### STATED TASK
Reproduce the listing below exactly. Pictures do not belong in the copy.

### DATA BLOCK
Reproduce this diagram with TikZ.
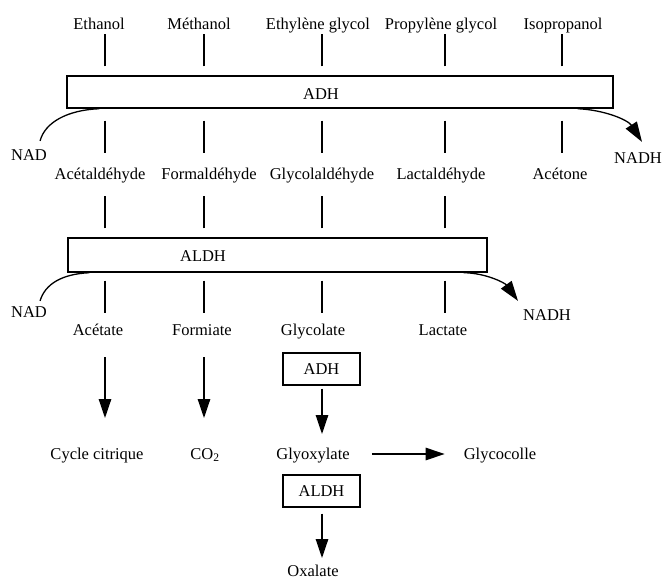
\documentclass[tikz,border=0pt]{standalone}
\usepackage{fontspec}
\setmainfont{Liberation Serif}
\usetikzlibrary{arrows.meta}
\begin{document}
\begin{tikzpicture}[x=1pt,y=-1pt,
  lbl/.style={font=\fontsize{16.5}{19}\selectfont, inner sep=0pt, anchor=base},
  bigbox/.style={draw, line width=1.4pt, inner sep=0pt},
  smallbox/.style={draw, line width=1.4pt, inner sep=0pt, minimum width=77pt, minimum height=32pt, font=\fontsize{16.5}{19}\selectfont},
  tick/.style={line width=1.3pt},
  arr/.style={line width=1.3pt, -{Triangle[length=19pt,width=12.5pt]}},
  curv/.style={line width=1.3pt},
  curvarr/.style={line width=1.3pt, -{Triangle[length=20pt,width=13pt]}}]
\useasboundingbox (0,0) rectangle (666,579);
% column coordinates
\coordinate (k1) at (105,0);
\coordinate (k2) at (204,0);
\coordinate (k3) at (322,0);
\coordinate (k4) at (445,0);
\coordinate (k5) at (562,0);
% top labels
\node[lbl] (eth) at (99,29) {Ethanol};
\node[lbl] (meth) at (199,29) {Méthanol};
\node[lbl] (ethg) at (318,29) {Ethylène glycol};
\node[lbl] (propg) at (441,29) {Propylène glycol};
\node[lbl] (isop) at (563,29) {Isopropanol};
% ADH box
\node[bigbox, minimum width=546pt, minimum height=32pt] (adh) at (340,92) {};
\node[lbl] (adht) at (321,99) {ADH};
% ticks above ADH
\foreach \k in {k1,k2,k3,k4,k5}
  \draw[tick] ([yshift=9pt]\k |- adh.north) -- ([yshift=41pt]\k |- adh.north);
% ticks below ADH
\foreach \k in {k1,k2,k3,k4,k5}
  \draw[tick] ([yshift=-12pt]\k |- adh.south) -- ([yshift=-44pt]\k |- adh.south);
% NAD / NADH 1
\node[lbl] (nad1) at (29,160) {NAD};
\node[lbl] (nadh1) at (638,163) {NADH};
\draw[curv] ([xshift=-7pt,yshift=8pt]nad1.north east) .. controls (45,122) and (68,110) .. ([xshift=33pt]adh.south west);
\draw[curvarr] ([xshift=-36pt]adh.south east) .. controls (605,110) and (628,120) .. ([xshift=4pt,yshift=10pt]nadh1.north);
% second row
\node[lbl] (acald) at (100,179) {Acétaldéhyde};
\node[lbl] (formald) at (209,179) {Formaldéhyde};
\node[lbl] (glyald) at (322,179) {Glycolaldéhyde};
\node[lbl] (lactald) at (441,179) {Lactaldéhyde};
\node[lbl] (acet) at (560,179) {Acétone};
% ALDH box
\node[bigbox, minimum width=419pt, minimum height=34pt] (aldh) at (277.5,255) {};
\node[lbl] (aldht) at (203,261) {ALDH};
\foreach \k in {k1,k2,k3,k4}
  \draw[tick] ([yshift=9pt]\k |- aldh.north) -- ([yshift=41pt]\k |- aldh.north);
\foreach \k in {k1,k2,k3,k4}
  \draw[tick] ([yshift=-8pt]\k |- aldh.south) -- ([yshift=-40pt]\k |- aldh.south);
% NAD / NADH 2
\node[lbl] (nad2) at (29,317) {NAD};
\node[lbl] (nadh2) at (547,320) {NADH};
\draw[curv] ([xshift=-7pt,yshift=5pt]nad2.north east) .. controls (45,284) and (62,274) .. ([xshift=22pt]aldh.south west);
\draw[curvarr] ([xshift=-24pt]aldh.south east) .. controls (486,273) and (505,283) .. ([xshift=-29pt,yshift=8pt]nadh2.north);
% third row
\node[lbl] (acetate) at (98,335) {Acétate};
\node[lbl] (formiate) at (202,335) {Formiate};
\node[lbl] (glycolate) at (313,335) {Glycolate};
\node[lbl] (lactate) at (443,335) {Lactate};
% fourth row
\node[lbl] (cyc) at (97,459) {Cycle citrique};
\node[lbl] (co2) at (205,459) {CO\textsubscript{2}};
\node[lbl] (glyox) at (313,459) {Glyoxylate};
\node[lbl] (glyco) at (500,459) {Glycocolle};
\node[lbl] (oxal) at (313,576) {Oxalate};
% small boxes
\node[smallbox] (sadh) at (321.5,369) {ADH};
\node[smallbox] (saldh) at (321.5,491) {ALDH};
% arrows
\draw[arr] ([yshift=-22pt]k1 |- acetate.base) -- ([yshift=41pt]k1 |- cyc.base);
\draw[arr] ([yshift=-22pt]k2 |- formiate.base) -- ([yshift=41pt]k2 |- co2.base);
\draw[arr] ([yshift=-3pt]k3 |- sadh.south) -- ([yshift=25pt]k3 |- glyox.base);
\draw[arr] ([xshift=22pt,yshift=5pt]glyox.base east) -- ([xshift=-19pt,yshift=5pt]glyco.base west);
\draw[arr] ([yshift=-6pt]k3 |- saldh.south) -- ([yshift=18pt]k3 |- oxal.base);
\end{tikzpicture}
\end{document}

### EXERCISE OUTPUT
Reproduce this diagram with TikZ.
\documentclass[tikz,border=0pt]{standalone}
\usepackage{fontspec}
\setmainfont{Liberation Serif}
\usetikzlibrary{arrows.meta}
\begin{document}
\begin{tikzpicture}[x=1pt,y=-1pt,
  lbl/.style={font=\fontsize{16.5}{19}\selectfont, inner sep=0pt, anchor=base},
  bigbox/.style={draw, line width=1.4pt, inner sep=0pt},
  smallbox/.style={draw, line width=1.4pt, inner sep=0pt, minimum width=77pt, minimum height=32pt, font=\fontsize{16.5}{19}\selectfont},
  tick/.style={line width=1.3pt},
  arr/.style={line width=1.3pt, -{Triangle[length=19pt,width=12.5pt]}},
  curv/.style={line width=1.3pt},
  curvarr/.style={line width=1.3pt, -{Triangle[length=20pt,width=13pt]}}]
\useasboundingbox (0,0) rectangle (666,579);
% column coordinates
\coordinate (k1) at (105,0);
\coordinate (k2) at (204,0);
\coordinate (k3) at (322,0);
\coordinate (k4) at (445,0);
\coordinate (k5) at (562,0);
% top labels
\node[lbl] (eth) at (99,29) {Ethanol};
\node[lbl] (meth) at (199,29) {Méthanol};
\node[lbl] (ethg) at (318,29) {Ethylène glycol};
\node[lbl] (propg) at (441,29) {Propylène glycol};
\node[lbl] (isop) at (563,29) {Isopropanol};
% ADH box
\node[bigbox, minimum width=546pt, minimum height=32pt] (adh) at (340,92) {};
\node[lbl] (adht) at (321,99) {ADH};
% ticks above ADH
\foreach \k in {k1,k2,k3,k4,k5}
  \draw[tick] ([yshift=9pt]\k |- adh.north) -- ([yshift=41pt]\k |- adh.north);
% ticks below ADH
\foreach \k in {k1,k2,k3,k4,k5}
  \draw[tick] ([yshift=-12pt]\k |- adh.south) -- ([yshift=-44pt]\k |- adh.south);
% NAD / NADH 1
\node[lbl] (nad1) at (29,160) {NAD};
\node[lbl] (nadh1) at (638,163) {NADH};
\draw[curv] ([xshift=-7pt,yshift=8pt]nad1.north east) .. controls (45,122) and (68,110) .. ([xshift=33pt]adh.south west);
\draw[curvarr] ([xshift=-36pt]adh.south east) .. controls (605,110) and (628,120) .. ([xshift=4pt,yshift=10pt]nadh1.north);
% second row
\node[lbl] (acald) at (100,179) {Acétaldéhyde};
\node[lbl] (formald) at (209,179) {Formaldéhyde};
\node[lbl] (glyald) at (322,179) {Glycolaldéhyde};
\node[lbl] (lactald) at (441,179) {Lactaldéhyde};
\node[lbl] (acet) at (560,179) {Acétone};
% ALDH box
\node[bigbox, minimum width=419pt, minimum height=34pt] (aldh) at (277.5,255) {};
\node[lbl] (aldht) at (203,261) {ALDH};
\foreach \k in {k1,k2,k3,k4}
  \draw[tick] ([yshift=9pt]\k |- aldh.north) -- ([yshift=41pt]\k |- aldh.north);
\foreach \k in {k1,k2,k3,k4}
  \draw[tick] ([yshift=-8pt]\k |- aldh.south) -- ([yshift=-40pt]\k |- aldh.south);
% NAD / NADH 2
\node[lbl] (nad2) at (29,317) {NAD};
\node[lbl] (nadh2) at (547,320) {NADH};
\draw[curv] ([xshift=-7pt,yshift=5pt]nad2.north east) .. controls (45,284) and (62,274) .. ([xshift=22pt]aldh.south west);
\draw[curvarr] ([xshift=-24pt]aldh.south east) .. controls (486,273) and (505,283) .. ([xshift=-29pt,yshift=8pt]nadh2.north);
% third row
\node[lbl] (acetate) at (98,335) {Acétate};
\node[lbl] (formiate) at (202,335) {Formiate};
\node[lbl] (glycolate) at (313,335) {Glycolate};
\node[lbl] (lactate) at (443,335) {Lactate};
% fourth row
\node[lbl] (cyc) at (97,459) {Cycle citrique};
\node[lbl] (co2) at (205,459) {CO\textsubscript{2}};
\node[lbl] (glyox) at (313,459) {Glyoxylate};
\node[lbl] (glyco) at (500,459) {Glycocolle};
\node[lbl] (oxal) at (313,576) {Oxalate};
% small boxes
\node[smallbox] (sadh) at (321.5,369) {ADH};
\node[smallbox] (saldh) at (321.5,491) {ALDH};
% arrows
\draw[arr] ([yshift=-22pt]k1 |- acetate.base) -- ([yshift=41pt]k1 |- cyc.base);
\draw[arr] ([yshift=-22pt]k2 |- formiate.base) -- ([yshift=41pt]k2 |- co2.base);
\draw[arr] ([yshift=-3pt]k3 |- sadh.south) -- ([yshift=25pt]k3 |- glyox.base);
\draw[arr] ([xshift=22pt,yshift=5pt]glyox.base east) -- ([xshift=-19pt,yshift=5pt]glyco.base west);
\draw[arr] ([yshift=-6pt]k3 |- saldh.south) -- ([yshift=18pt]k3 |- oxal.base);
\end{tikzpicture}
\end{document}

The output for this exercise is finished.